A lot of what goes on at Authentic headquarters in New York is no more glamorous than at any other business—it’s all “process and procedure,” a senior staffer says. But as in almost any trend- or fashion-related business, luck—and being in a position to take advantage of it—is also a major factor. “I’d love to tell you that I knew there was a hit movie coming out last year [My Week with Marilyn] that we were gonna do a collaboration with Smash, that she was gonna be on every magazine cover,” says Salter. “There was definitely some luck involved.”

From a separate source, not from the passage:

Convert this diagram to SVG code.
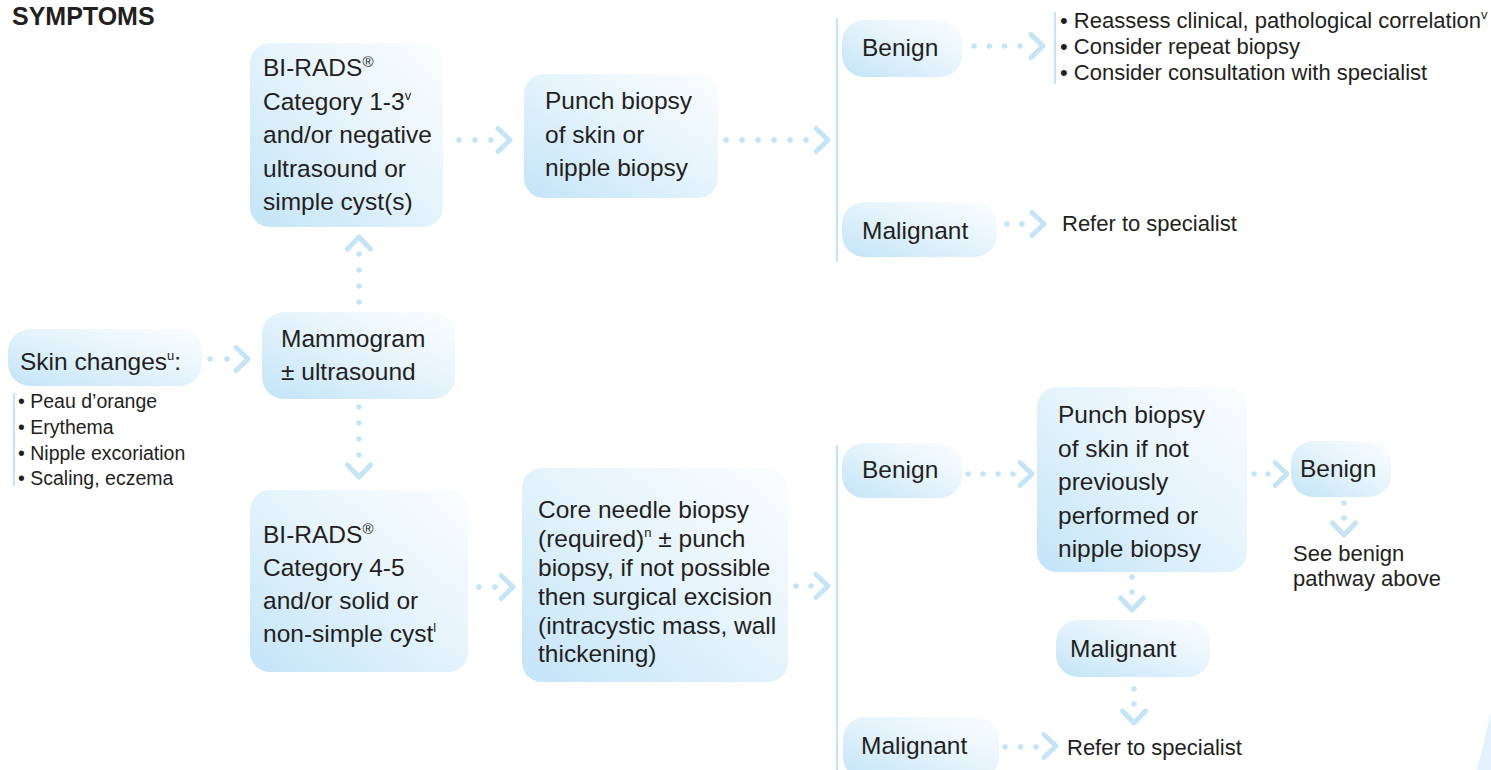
<svg xmlns="http://www.w3.org/2000/svg" xmlns:xlink="http://www.w3.org/1999/xlink" width="1491" height="770" viewBox="0 0 1491 770">
  <defs>
    <linearGradient id="boxFill" x1="0" y1="1" x2="1" y2="0">
      <stop offset="0" stop-color="#c3e4f8"/>
      <stop offset="0.55" stop-color="#e6f4fc"/>
      <stop offset="1" stop-color="#fbfdff"/>
    </linearGradient>
    <!-- chevron heads, centred on the origin -->
    <path id="chev-r" d="M-6,-11.5 L6,0 L-6,11.5"/>
    <path id="chev-u" d="M-11.5,6 L0,-6 L11.5,6"/>
    <path id="chev-d" d="M-11.5,-6 L0,6 L11.5,-6"/>
    <style>
      .box { fill: url(#boxFill); }
      .t { font-family: "Liberation Sans", Arial, sans-serif; font-size: 24.5px; fill: #231f20; }
      .s { font-family: "Liberation Sans", Arial, sans-serif; font-size: 22px; fill: #231f20; }
      .l { font-family: "Liberation Sans", Arial, sans-serif; font-size: 19.5px; fill: #231f20; }
      .title { font-family: "Liberation Sans", Arial, sans-serif; font-size: 25px; font-weight: bold; fill: #231f20; }
      .sup { font-size: 13px; }
      .dots { stroke: #c4e5f8; stroke-width: 5.5; stroke-linecap: round; fill: none; }
      .chev { stroke: #c4e5f8; stroke-width: 5; stroke-linecap: round; stroke-linejoin: round; fill: none; }
      .rule { stroke: #c4e5f8; stroke-width: 2.2; fill: none; }
    </style>
  </defs>

  <rect width="1491" height="770" fill="#ffffff"/>

  <text class="title" x="12" y="25">SYMPTOMS</text>

  <!-- connectors: dotted runs end half a step past the last dot so it is drawn -->
  <g id="connectors">
    <!-- skin changes to mammogram -->
    <line class="dots" x1="210" y1="359" x2="228" y2="359" stroke-dasharray="0 17"/>
    <use href="#chev-r" class="chev" x="242" y="359"/>
    <!-- mammogram up to BI-RADS 1-3 -->
    <line class="dots" x1="359" y1="302" x2="359" y2="253" stroke-dasharray="0 16"/>
    <use href="#chev-u" class="chev" x="359" y="243"/>
    <!-- mammogram down to BI-RADS 4-5 -->
    <line class="dots" x1="359" y1="407" x2="359" y2="456" stroke-dasharray="0 16"/>
    <use href="#chev-d" class="chev" x="359" y="471"/>
    <!-- BI-RADS 1-3 to punch biopsy -->
    <line class="dots" x1="459" y1="140" x2="492" y2="140" stroke-dasharray="0 16"/>
    <use href="#chev-r" class="chev" x="504" y="140"/>
    <!-- punch biopsy to results -->
    <line class="dots" x1="726" y1="140" x2="807" y2="140" stroke-dasharray="0 16"/>
    <use href="#chev-r" class="chev" x="822" y="140"/>
    <line class="rule" x1="837" y1="18" x2="837" y2="262"/>
    <!-- benign (upper) to advice list -->
    <line class="dots" x1="974" y1="46" x2="1021" y2="46" stroke-dasharray="0 15.33"/>
    <use href="#chev-r" class="chev" x="1037" y="46"/>
    <line class="rule" x1="1055" y1="12" x2="1055" y2="84"/>
    <!-- malignant (upper) to referral -->
    <line class="dots" x1="1007" y1="224" x2="1023" y2="224" stroke-dasharray="0 15"/>
    <use href="#chev-r" class="chev" x="1038" y="224"/>
    <!-- BI-RADS 4-5 to core needle biopsy -->
    <line class="dots" x1="479" y1="587" x2="496" y2="587" stroke-dasharray="0 16"/>
    <use href="#chev-r" class="chev" x="507" y="587"/>
    <!-- core needle biopsy to results -->
    <line class="dots" x1="796" y1="586" x2="812" y2="586" stroke-dasharray="0 15"/>
    <use href="#chev-r" class="chev" x="822" y="586"/>
    <line class="rule" x1="837" y1="445" x2="837" y2="770"/>
    <!-- benign (lower) to punch biopsy -->
    <line class="dots" x1="968" y1="474" x2="1014" y2="474" stroke-dasharray="0 15"/>
    <use href="#chev-r" class="chev" x="1026" y="474"/>
    <!-- punch biopsy to benign -->
    <line class="dots" x1="1254" y1="474" x2="1269" y2="474" stroke-dasharray="0 14"/>
    <use href="#chev-r" class="chev" x="1281" y="474"/>
    <!-- benign to see-above note -->
    <line class="dots" x1="1344" y1="503" x2="1344" y2="519" stroke-dasharray="0 15"/>
    <use href="#chev-d" class="chev" x="1344" y="529"/>
    <!-- punch biopsy to malignant -->
    <line class="dots" x1="1132" y1="577" x2="1132" y2="593" stroke-dasharray="0 15"/>
    <use href="#chev-d" class="chev" x="1132" y="604"/>
    <!-- malignant down -->
    <line class="dots" x1="1134" y1="689" x2="1134" y2="705" stroke-dasharray="0 15"/>
    <use href="#chev-d" class="chev" x="1134" y="717"/>
    <!-- malignant (lower) to referral -->
    <line class="dots" x1="1005" y1="747" x2="1037" y2="747" stroke-dasharray="0 15.5"/>
    <use href="#chev-r" class="chev" x="1050" y="746"/>
  </g>

  <g id="skin-changes">
    <rect class="box" x="8" y="329" width="194" height="57" rx="22"/>
    <text class="t" x="20" y="370">Skin changes<tspan class="sup" dy="-10">u</tspan><tspan dy="10">:</tspan></text>
  </g>

  <g id="skin-changes-list">
    <line class="rule" x1="14" y1="393" x2="14" y2="486"/>
    <text class="l" x="18" y="408">• Peau d’orange</text>
    <text class="l" x="18" y="434">• Erythema</text>
    <text class="l" x="18" y="460">• Nipple excoriation</text>
    <text class="l" x="18" y="485">• Scaling, eczema</text>
  </g>

  <g id="mammogram">
    <rect class="box" x="262" y="312" width="193" height="87" rx="22"/>
    <text class="t" x="281" y="347">Mammogram</text>
    <text class="t" x="281" y="380">± ultrasound</text>
  </g>

  <g id="birads-1-3">
    <rect class="box" x="250" y="43" width="193" height="184" rx="20"/>
    <text class="t" x="263" y="76">BI-RADS<tspan style="font-size:15px" dy="-9">®</tspan></text>
    <text class="t" x="263" y="110">Category 1-3<tspan class="sup" dy="-10">v</tspan></text>
    <text class="t" x="263" y="143">and/or negative</text>
    <text class="t" x="263" y="177">ultrasound or</text>
    <text class="t" x="263" y="210">simple cyst(s)</text>
  </g>

  <g id="punch-biopsy-1">
    <rect class="box" x="524" y="74" width="194" height="124" rx="20"/>
    <text class="t" x="545" y="109">Punch biopsy</text>
    <text class="t" x="545" y="143">of skin or</text>
    <text class="t" x="545" y="176">nipple biopsy</text>
  </g>

  <g id="benign-1">
    <rect class="box" x="842" y="20" width="120" height="57" rx="22"/>
    <text class="t" x="862" y="56">Benign</text>
  </g>

  <g id="benign-1-advice">
    <text class="s" x="1060" y="28">• Reassess clinical, pathological correlation<tspan class="sup" dy="-9">v</tspan></text>
    <text class="s" x="1060" y="54">• Consider repeat biopsy</text>
    <text class="s" x="1060" y="80">• Consider consultation with specialist</text>
  </g>

  <g id="malignant-1">
    <rect class="box" x="842" y="202" width="155" height="55" rx="22"/>
    <text class="t" x="862" y="239">Malignant</text>
  </g>
  <text id="refer-1" class="s" x="1062" y="231">Refer to specialist</text>

  <g id="birads-4-5">
    <rect class="box" x="250" y="490" width="218" height="182" rx="20"/>
    <text class="t" x="263" y="543">BI-RADS<tspan style="font-size:15px" dy="-9">®</tspan></text>
    <text class="t" x="263" y="576">Category 4-5</text>
    <text class="t" x="263" y="609">and/or solid or</text>
    <text class="t" x="263" y="642">non-simple cyst<tspan class="sup" dy="-10">l</tspan></text>
  </g>

  <g id="core-needle-biopsy">
    <rect class="box" x="522" y="468" width="266" height="214" rx="20"/>
    <text class="t" x="538" y="518">Core needle biopsy</text>
    <text class="t" x="538" y="547">(required)<tspan class="sup" dy="-10">n</tspan><tspan dy="10"> ± punch</tspan></text>
    <text class="t" x="538" y="576">biopsy, if not possible</text>
    <text class="t" x="538" y="605">then surgical excision</text>
    <text class="t" x="538" y="634">(intracystic mass, wall</text>
    <text class="t" x="538" y="662">thickening)</text>
  </g>

  <g id="benign-2">
    <rect class="box" x="842" y="443" width="120" height="55" rx="22"/>
    <text class="t" x="862" y="478">Benign</text>
  </g>

  <g id="punch-biopsy-2">
    <rect class="box" x="1037" y="387" width="210" height="185" rx="20"/>
    <text class="t" x="1058" y="423">Punch biopsy</text>
    <text class="t" x="1058" y="457">of skin if not</text>
    <text class="t" x="1058" y="490">previously</text>
    <text class="t" x="1058" y="524">performed or</text>
    <text class="t" x="1058" y="557">nipple biopsy</text>
  </g>

  <g id="benign-3">
    <rect class="box" x="1291" y="441" width="100" height="56" rx="22"/>
    <text class="t" x="1300" y="477">Benign</text>
  </g>
  <g id="see-benign">
    <text class="s" x="1293" y="561">See benign</text>
    <text class="s" x="1293" y="586">pathway above</text>
  </g>

  <g id="malignant-2">
    <rect class="box" x="1056" y="620" width="154" height="57" rx="22"/>
    <text class="t" x="1070" y="657">Malignant</text>
  </g>

  <g id="malignant-3">
    <rect class="box" x="843" y="717" width="156" height="62" rx="22"/>
    <text class="t" x="861" y="754">Malignant</text>
  </g>
  <text id="refer-2" class="s" x="1067" y="755">Refer to specialist</text>

  <!-- corner page ornament -->
  <path d="M1491,712 L1491,770 L1477,770 Q1484,742 1491,712 Z" fill="#e4f2fb"/>
</svg>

Salter admits that perhaps 20% of his deals will be thrown into flux by changing fees and strategies. Some are novel bets. “We just did a deal with Marilyn cafés,” says Salter. “It’s a group out of T.O. that wants to franchise high-end coffee shops in shopping districts. Sort of like a Starbucks, but a little more elegant. You know, my wife and your wife go for coffee or a nice lunch. They talk about which Gucci purse they want to buy, which new suit they want to buy. And then they go over to Holts and they go shopping.”
Some projects will fail; others will spin gold. But The Licensing Letter’s Mayer says that the revenue from iconic dead celebrities is remarkably consistent over the long term. “They’re like an annuity,” he says. Audiences don’t grow cold, because the stars never grow old.
ART IS LONG, LIFE IS SHORT AND RIGHTS DISPUTES LIVE FOREVER
Michael Jackson Yearly earnings: $170 million (all earnings according to Forbes) Recent news: His estate is suing Jackon’s final personal manager, Tohme R. Tohme. Tohme charged an official fee of 15% of Jackson’s gross earnings, and apparently skimmed off another $35,000 a month as a retainer, plus expenses, and collected a “finder’s fee” to refinance Neverland. In 2011, Jackson’s estate sued Howard Mann of Toronto, who was selling unauthorized books and calendars endorsed and promoted by Jackson’s mother, Katherine.
Yearly earnings: $55 million Recent news: The Presley estate was sold last year by CKX to billionaire Leon Black’s Apollo Global Management for a reported $509 million. Lisa Johansen, a 43-year-old Swedish woman, filed a $130-million lawsuit in 2011 claiming she was Elvis and Priscilla Presley’s “real” daughter, born in 1968, but shipped off to Sweden at age nine for her own safety, and replaced by “imposter” Lisa Marie.
Yearly earnings: $12 million Recent news: In May, 2008, Yoko Ono went to court to prevent the release of Three Days in the Life, a documentary based on footage shot of Lennon at his rural English mansion in 1970—smoking weed, writing songs, etc. In 2007, Ono teamed up with Al Pacino to promote a new state law in New York that extended the right of publicity to dead celebrities.
Yearly earnings: $10 million Recent news: Einstein gave Hebrew University of Jerusalem his papers in his will, and the university got a trademark on his name in 2003. At the end of 2010, the university sued a New Jersey costume-maker for not coughing up sufficient fees for its Einstein disguise kit. Earlier that year, the university sued General Motors to prevent it from using a magazine ad for the Terrain SUV. The ad featured Einstein’s head on a buff body with an e=mc2 tattoo.
Yearly earnings: $7 million Recent news: In 2010, saxophonist Lonnie Youngblood sued the Hendrix estate for the unauthorized release in 2003 of a song, Georgia Blues, that he claims he co-wrote with Hendrix. In 2009, the estate sued a Seattle businessman, stopping him from selling “Hendrix Electric” vodka and winning $3.2 million in damages. Hendrix’s father, Al, had the rights to Jimi’s music. Al died in 2002, leaving the estate to his adopted daughter, Janie, and excluding Jimi’s brother, Leon. Janie and Hendrix’s cousin, Robert, run Experience Hendrix LLC, which controls the estate. In 2004, a judge ordered Experience Hendrix to make trust payments to 10 other family members named in Al’s will.
Yearly earnings: $5 million (2007) Recent news: Brown died in December, 2006, and a very messy lawsuit filed in 2007 by Brown’s six living children and his widow—his fourth wife, Tomi Rae Hynie—rages on. In a 2000 will, Brown left his 60-acre home in South Carolina and the rights to his music and business assets to a children’s charitable trust. He didn’t marry Hynie until 2002, and she may have still been married to someone else at the time. The attorney general of South Carolina arranged a compromise to resolve the lawsuit in 2009: a 50-50 split of assets between the family and the trust.